Mi vapuleada cámara compacta se había estropeado hacía ya varias horas y no hay tampoco foto de esta cumbre. Allí de pie, observando el paisaje de Atacama salpicado de volcanes y neveros, yo estoy satisfecho, me siento feliz por la ascensión, por supuesto, probablemente la segunda o tercera española, pero sobre todo estoy nervioso porque el destrepe hasta la brecha con las Koflach de plástico y los guantes puede ser peligroso, ... y estoy solo. Me siento muy vulnerable, tremendamente lejos de todo y de todos. Miro al borde del cráter y sigo sin ver a Javier asomar por él. Escribo los nombres de los tres en el libro de cumbre porque anímicamente ellos están aquí conmigo, porque somos un equipo. Miro a mi alrededor por última vez y salgo de allí pitando, no estaré tranquilo hasta que haya destrepado la brecha que separa ambas cimas. Me pregunto si Javier se habrá dado la vuelta igual que Paco o habrá tenido algún problema. Extrañado por no verlo, desando con mucho cuidado los metros que me separan de la estrecha portilla y una vez abajo, ya más tranquilo, continúo hacia el extremo contrario del cráter.
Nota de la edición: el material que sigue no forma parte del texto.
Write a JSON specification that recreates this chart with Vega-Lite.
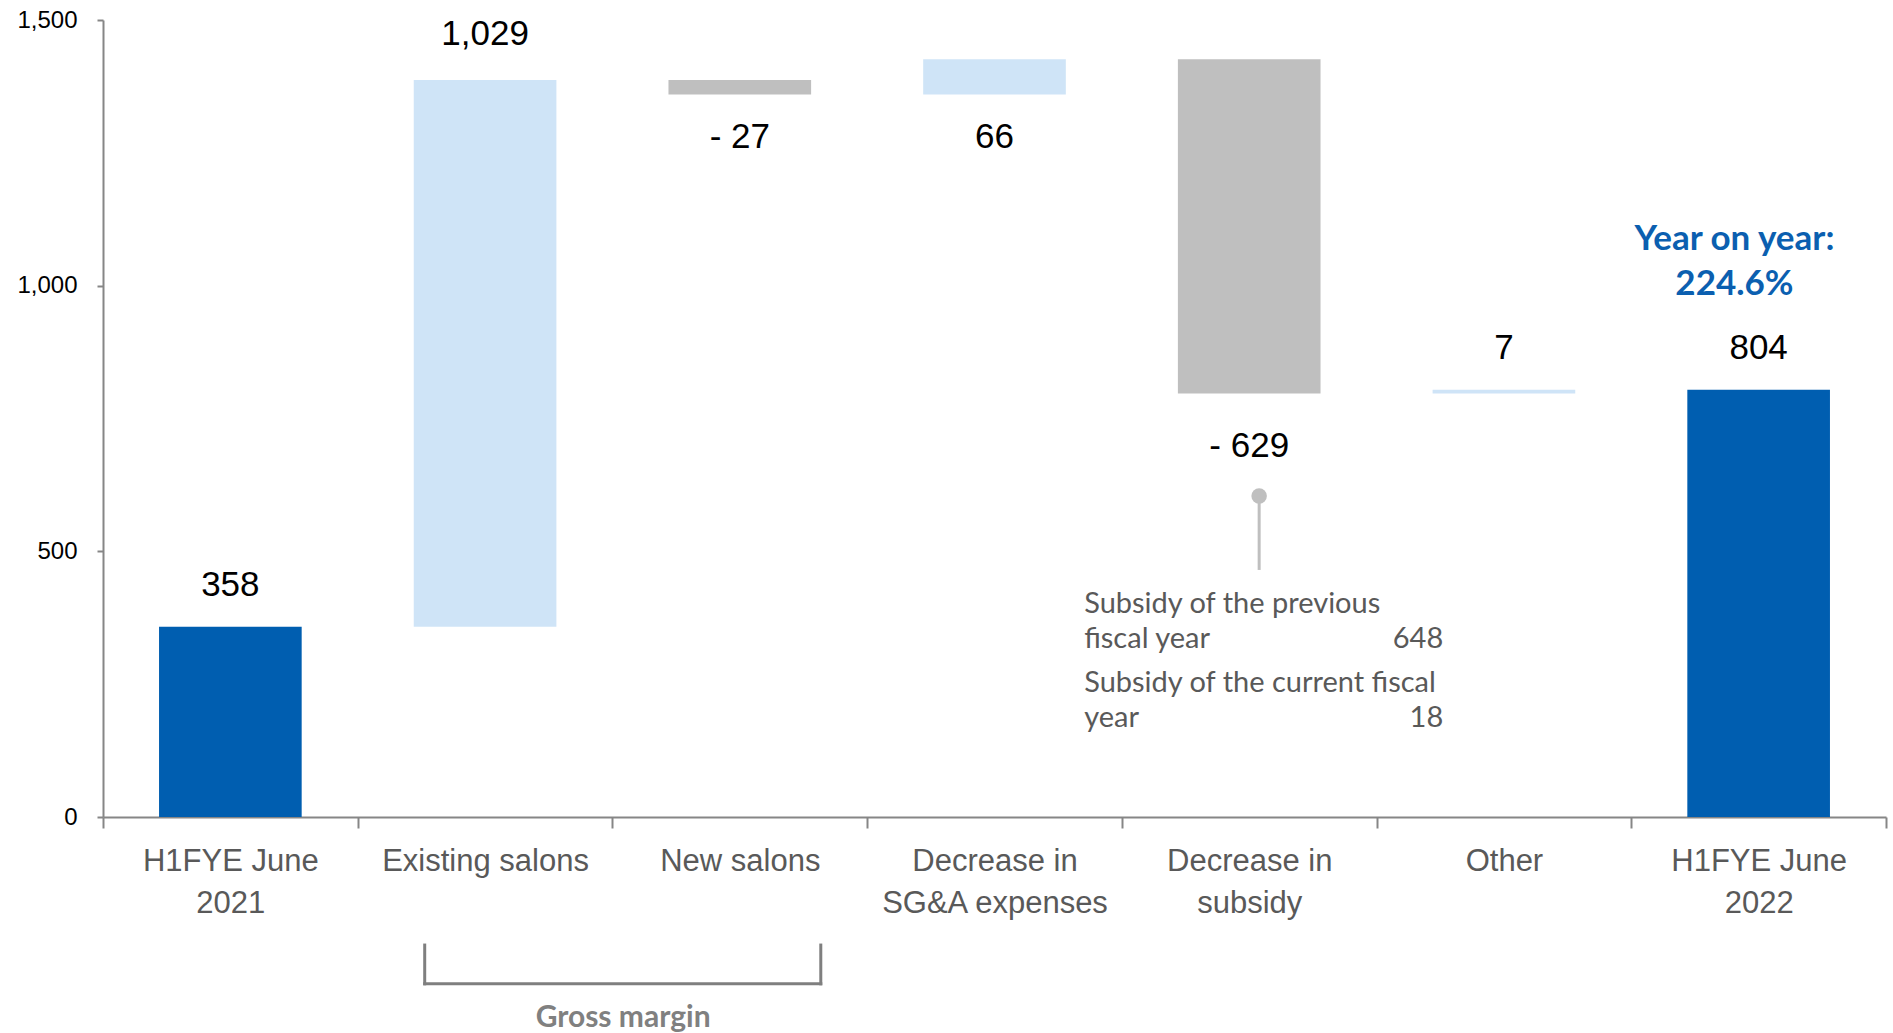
{
  "$schema": "https://vega.github.io/schema/vega-lite/v6.json",
  "width": 1783,
  "height": 797,
  "autosize": {"type": "none"},
  "padding": {"left": 103, "top": 20, "right": 7, "bottom": 216},
  "background": "white",
  "config": {"view": {"stroke": null}, "font": "Liberation Sans"},
  "datasets": {
    "bars": [
      {"category": "H1FYE June 2021", "low": 0, "high": 358, "label": "358", "kind": "total"},
      {"category": "Existing salons", "low": 358, "high": 1387, "label": "1,029", "kind": "increase"},
      {"category": "New salons", "low": 1360, "high": 1387, "label": "- 27", "kind": "decrease"},
      {"category": "Decrease in SG&A expenses", "low": 1360, "high": 1426, "label": "66", "kind": "increase"},
      {"category": "Decrease in subsidy", "low": 797, "high": 1426, "label": "- 629", "kind": "decrease"},
      {"category": "Other", "low": 797, "high": 804, "label": "7", "kind": "increase"},
      {"category": "H1FYE June 2022", "low": 0, "high": 804, "label": "804", "kind": "total"}
    ],
    "noteText": [
      {"category": "Decrease in subsidy", "text": "Subsidy of the previous", "value": 401},
      {"category": "Decrease in subsidy", "text": "fiscal year", "value": 335},
      {"category": "Decrease in subsidy", "text": "Subsidy of the current fiscal", "value": 252},
      {"category": "Decrease in subsidy", "text": "year", "value": 186}
    ],
    "noteNum": [
      {"category": "Decrease in subsidy", "text": "648", "value": 335},
      {"category": "Decrease in subsidy", "text": "18", "value": 186}
    ],
    "connector": [
      {"category": "Decrease in subsidy", "top": 604, "bottom": 465}
    ],
    "yoy": [
      {"category": "H1FYE June 2022", "text": "Year on year:", "value": 1088},
      {"category": "H1FYE June 2022", "text": "224.6%", "value": 1003}
    ],
    "bracket": [
      {"from": "Existing salons", "to": "New salons", "top": -241, "bottom": -314, "text": "Gross margin", "textValue": -378}
    ]
  },
  "layer": [
    {
      "data": {"name": "bars"},
      "mark": {"type": "bar", "width": {"band": 0.56}},
      "encoding": {
        "x": {
          "field": "category", "type": "nominal", "sort": null,
          "scale": {"domain": ["H1FYE June 2021", "Existing salons", "New salons", "Decrease in SG&A expenses", "Decrease in subsidy", "Other", "H1FYE June 2022"], "paddingInner": 0, "paddingOuter": 0},
          "axis": {
            "title": null, "labelAngle": 0, "labelFont": "Liberation Sans", "labelFontSize": 31,
            "labelColor": "#595959", "labelLineHeight": 42, "labelPadding": 18, "labelBaseline": "top",
            "tickSize": 11, "tickColor": "#868686", "tickWidth": 2, "domainColor": "#868686", "domainWidth": 2,
            "tickBand": "extent", "labelLimit": 400,
            "labelExpr": "datum.label == 'H1FYE June 2021' ? ['H1FYE June', '2021'] : datum.label == 'Decrease in SG&A expenses' ? ['Decrease in', 'SG&A expenses'] : datum.label == 'Decrease in subsidy' ? ['Decrease in', 'subsidy'] : datum.label == 'H1FYE June 2022' ? ['H1FYE June', '2022'] : datum.label"
          }
        },
        "y": {
          "field": "low", "type": "quantitative",
          "scale": {"domain": [0, 1500], "nice": false},
          "axis": {
            "title": null, "values": [0, 500, 1000, 1500], "format": ",d", "grid": false,
            "labelFont": "Liberation Sans", "labelFontSize": 24, "labelColor": "#000000", "labelPadding": 20,
            "tickSize": 6, "tickColor": "#868686", "tickWidth": 2, "domainColor": "#868686", "domainWidth": 2
          }
        },
        "y2": {"field": "high"},
        "color": {
          "field": "kind", "type": "nominal",
          "scale": {"domain": ["total", "increase", "decrease"], "range": ["#005EB0", "#CFE4F7", "#BFBFBF"]},
          "legend": null
        }
      }
    },
    {
      "data": {"name": "bars"},
      "transform": [{"filter": {"field": "category", "oneOf": ["H1FYE June 2021", "Other", "H1FYE June 2022"]}}],
      "mark": {"type": "text", "baseline": "middle", "align": "center", "dy": -42, "fontSize": 35, "font": "Liberation Sans", "color": "#000000"},
      "encoding": {
        "x": {"field": "category", "type": "nominal", "sort": null, "scale": {"domain": ["H1FYE June 2021", "Existing salons", "New salons", "Decrease in SG&A expenses", "Decrease in subsidy", "Other", "H1FYE June 2022"]}},
        "y": {"field": "high", "type": "quantitative"},
        "text": {"field": "label"}
      }
    },
    {
      "data": {"name": "bars"},
      "transform": [{"filter": {"field": "category", "oneOf": ["Existing salons"]}}],
      "mark": {"type": "text", "baseline": "middle", "align": "center", "dy": -46, "fontSize": 35, "font": "Liberation Sans", "color": "#000000"},
      "encoding": {
        "x": {"field": "category", "type": "nominal", "sort": null, "scale": {"domain": ["H1FYE June 2021", "Existing salons", "New salons", "Decrease in SG&A expenses", "Decrease in subsidy", "Other", "H1FYE June 2022"]}},
        "y": {"field": "high", "type": "quantitative"},
        "text": {"field": "label"}
      }
    },
    {
      "data": {"name": "bars"},
      "transform": [{"filter": {"field": "category", "oneOf": ["New salons", "Decrease in SG&A expenses"]}}],
      "mark": {"type": "text", "baseline": "middle", "align": "center", "dy": 43, "fontSize": 35, "font": "Liberation Sans", "color": "#000000"},
      "encoding": {
        "x": {"field": "category", "type": "nominal", "sort": null, "scale": {"domain": ["H1FYE June 2021", "Existing salons", "New salons", "Decrease in SG&A expenses", "Decrease in subsidy", "Other", "H1FYE June 2022"]}},
        "y": {"field": "low", "type": "quantitative"},
        "text": {"field": "label"}
      }
    },
    {
      "data": {"name": "bars"},
      "transform": [{"filter": {"field": "category", "oneOf": ["Decrease in subsidy"]}}],
      "mark": {"type": "text", "baseline": "middle", "align": "center", "dy": 52, "fontSize": 35, "font": "Liberation Sans", "color": "#000000"},
      "encoding": {
        "x": {"field": "category", "type": "nominal", "sort": null, "scale": {"domain": ["H1FYE June 2021", "Existing salons", "New salons", "Decrease in SG&A expenses", "Decrease in subsidy", "Other", "H1FYE June 2022"]}},
        "y": {"field": "low", "type": "quantitative"},
        "text": {"field": "label"}
      }
    },
    {
      "data": {"name": "connector"},
      "mark": {"type": "rule", "color": "#BFBFBF", "strokeWidth": 3},
      "encoding": {
        "x": {"field": "category", "type": "nominal", "bandPosition": 0.539, "sort": null, "scale": {"domain": ["H1FYE June 2021", "Existing salons", "New salons", "Decrease in SG&A expenses", "Decrease in subsidy", "Other", "H1FYE June 2022"]}},
        "y": {"field": "top", "type": "quantitative"},
        "y2": {"field": "bottom"}
      }
    },
    {
      "data": {"name": "connector"},
      "mark": {"type": "point", "filled": true, "shape": "circle", "size": 240, "color": "#BFBFBF", "opacity": 1},
      "encoding": {
        "x": {"field": "category", "type": "nominal", "bandPosition": 0.539, "sort": null, "scale": {"domain": ["H1FYE June 2021", "Existing salons", "New salons", "Decrease in SG&A expenses", "Decrease in subsidy", "Other", "H1FYE June 2022"]}},
        "y": {"field": "top", "type": "quantitative"}
      }
    },
    {
      "data": {"name": "noteText"},
      "mark": {"type": "text", "align": "left", "baseline": "middle", "dx": -165, "fontSize": 29, "font": "Lato", "color": "#595959"},
      "encoding": {
        "x": {"field": "category", "type": "nominal", "sort": null, "scale": {"domain": ["H1FYE June 2021", "Existing salons", "New salons", "Decrease in SG&A expenses", "Decrease in subsidy", "Other", "H1FYE June 2022"]}},
        "y": {"field": "value", "type": "quantitative"},
        "text": {"field": "text"}
      }
    },
    {
      "data": {"name": "noteNum"},
      "mark": {"type": "text", "align": "right", "baseline": "middle", "dx": 194, "fontSize": 29, "font": "Lato", "color": "#595959"},
      "encoding": {
        "x": {"field": "category", "type": "nominal", "sort": null, "scale": {"domain": ["H1FYE June 2021", "Existing salons", "New salons", "Decrease in SG&A expenses", "Decrease in subsidy", "Other", "H1FYE June 2022"]}},
        "y": {"field": "value", "type": "quantitative"},
        "text": {"field": "text"}
      }
    },
    {
      "data": {"name": "yoy"},
      "mark": {"type": "text", "align": "center", "baseline": "middle", "fontSize": 35, "font": "Lato", "fontWeight": "bold", "color": "#0B5FB0"},
      "encoding": {
        "x": {"field": "category", "type": "nominal", "bandPosition": 0.405, "sort": null, "scale": {"domain": ["H1FYE June 2021", "Existing salons", "New salons", "Decrease in SG&A expenses", "Decrease in subsidy", "Other", "H1FYE June 2022"]}},
        "y": {"field": "value", "type": "quantitative"},
        "text": {"field": "text"}
      }
    },
    {
      "data": {"name": "bracket"},
      "mark": {"type": "rule", "color": "#7F7F7F", "strokeWidth": 3, "strokeCap": "square"},
      "encoding": {
        "x": {"field": "from", "type": "nominal", "bandPosition": 0.263, "sort": null, "scale": {"domain": ["H1FYE June 2021", "Existing salons", "New salons", "Decrease in SG&A expenses", "Decrease in subsidy", "Other", "H1FYE June 2022"]}},
        "y": {"field": "top", "type": "quantitative"},
        "y2": {"field": "bottom"}
      }
    },
    {
      "data": {"name": "bracket"},
      "mark": {"type": "rule", "color": "#7F7F7F", "strokeWidth": 3, "strokeCap": "square"},
      "encoding": {
        "x": {"field": "to", "type": "nominal", "bandPosition": 0.818, "sort": null, "scale": {"domain": ["H1FYE June 2021", "Existing salons", "New salons", "Decrease in SG&A expenses", "Decrease in subsidy", "Other", "H1FYE June 2022"]}},
        "y": {"field": "top", "type": "quantitative"},
        "y2": {"field": "bottom"}
      }
    },
    {
      "data": {"name": "bracket"},
      "mark": {"type": "rule", "color": "#7F7F7F", "strokeWidth": 3, "strokeCap": "square"},
      "encoding": {
        "x": {"field": "from", "type": "nominal", "bandPosition": 0.263, "sort": null, "scale": {"domain": ["H1FYE June 2021", "Existing salons", "New salons", "Decrease in SG&A expenses", "Decrease in subsidy", "Other", "H1FYE June 2022"]}},
        "x2": {"field": "to", "bandPosition": 0.818},
        "y": {"field": "bottom", "type": "quantitative"}
      }
    },
    {
      "data": {"name": "bracket"},
      "mark": {"type": "text", "align": "center", "baseline": "middle", "fontSize": 30, "font": "Lato", "fontWeight": "bold", "color": "#808080"},
      "encoding": {
        "x": {"field": "from", "type": "nominal", "bandPosition": 1.042, "sort": null, "scale": {"domain": ["H1FYE June 2021", "Existing salons", "New salons", "Decrease in SG&A expenses", "Decrease in subsidy", "Other", "H1FYE June 2022"]}},
        "y": {"field": "textValue", "type": "quantitative"},
        "text": {"field": "text"}
      }
    }
  ]
}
Cuando estoy llegando a él asoma la figura de Javier por su borde. Ya no lo esperaba. Estuvimos quince minutos allí descansando, cambiando impresiones y haciendo las fotos mutuas que veis abajo (éramos parcos haciendo fotos). Javier decide darse la vuelta y se baja conmigo. Llegamos al refugio donde está Paco ya recuperado y continuamos para la hospedería Louis Murray.








Las viejas y decoloridas diapositivas que guardo de aquel viaje son un verdadero tesoro para mí. Son el recuerdo de un viaje iniciático que, por primero, nunca se podrá volver a repetir. Allí comenzó todo, hace hoy treinta años. Son viejas diapositivas en las que aparecen unos personajes que una vez soñaron no dejar nunca de viajar, de explorar los grandes paisajes del planeta y soñaron ser débiles para dejarse seducir por las montañas. Desearon no detenerse jamás. Soñaron no dejar de soñar.

Yo sigo haciéndolo.

Y veo ahora las fotos de Paco y me entristezco de que tan solo un año después de aquel periplo por los Andes él decidiera soñar para siempre con las laderas de un lejano monte del Himalaya y que, además, el destino quisiera satisfacerle un tres de octubre. No pudimos volver a soñar juntos montañas lejanas, pero de su mano germinó en mí la necesidad de no dejar de intentarlo. Gracias Paco.